Additionally, at St. Nicholas there is a specific opportunity for confession following Vespers on Thursdays and Saturdays (as well as by appointment) during Advent.
So whatever your Advent discipline will be this year, may you engage in it to the glory of God and to the up-building of your spiritual life. May it be a blessing not only to those who benefit from your gift of self — may it also be a blessing to you and yours.
So, specifically, Eastern Christians have a 40-day period of fast and abstinence before Christmas, the Winter Pascha of the Savior.
The rules, rules, rules (for food and drink):
Advent begins on the 15th and goes through December 24.

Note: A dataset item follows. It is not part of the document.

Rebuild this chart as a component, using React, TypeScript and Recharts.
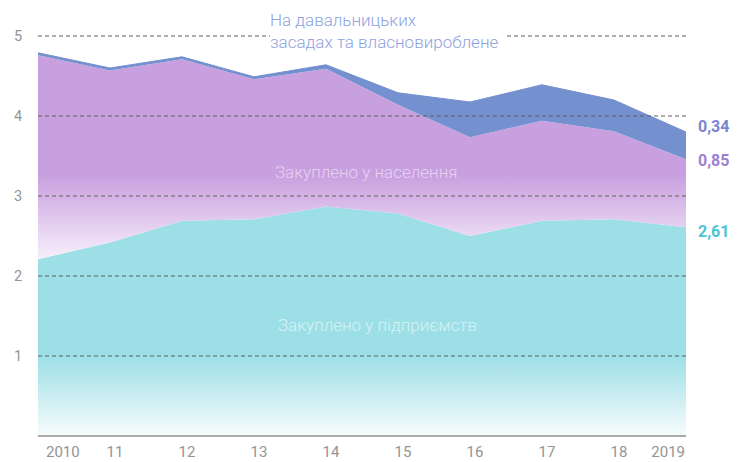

Monday, Wednesday, Friday: no dairy, no meat, no fish, no oil, no wine;
Tuesday, Thursday: no dairy, no meat, no fish (but oil and wine are OK);
Saturday and Sunday: no dairy, no meat (but fish, oil and wine are OK);
Except on the Feast of the Entrance of the Theotoks into the Temple, November 21, as well as St. Nicholas day, December 6: no dairy, no meat (but fish, oil and wine are OK);
From December 20 to 23 inclusive only wine and oil are allowed;
December 24 = a strict fast day…so that means: no dairy, no meat, no fish, no oil, no wine (just like Holy Saturday, the eve of Pascha).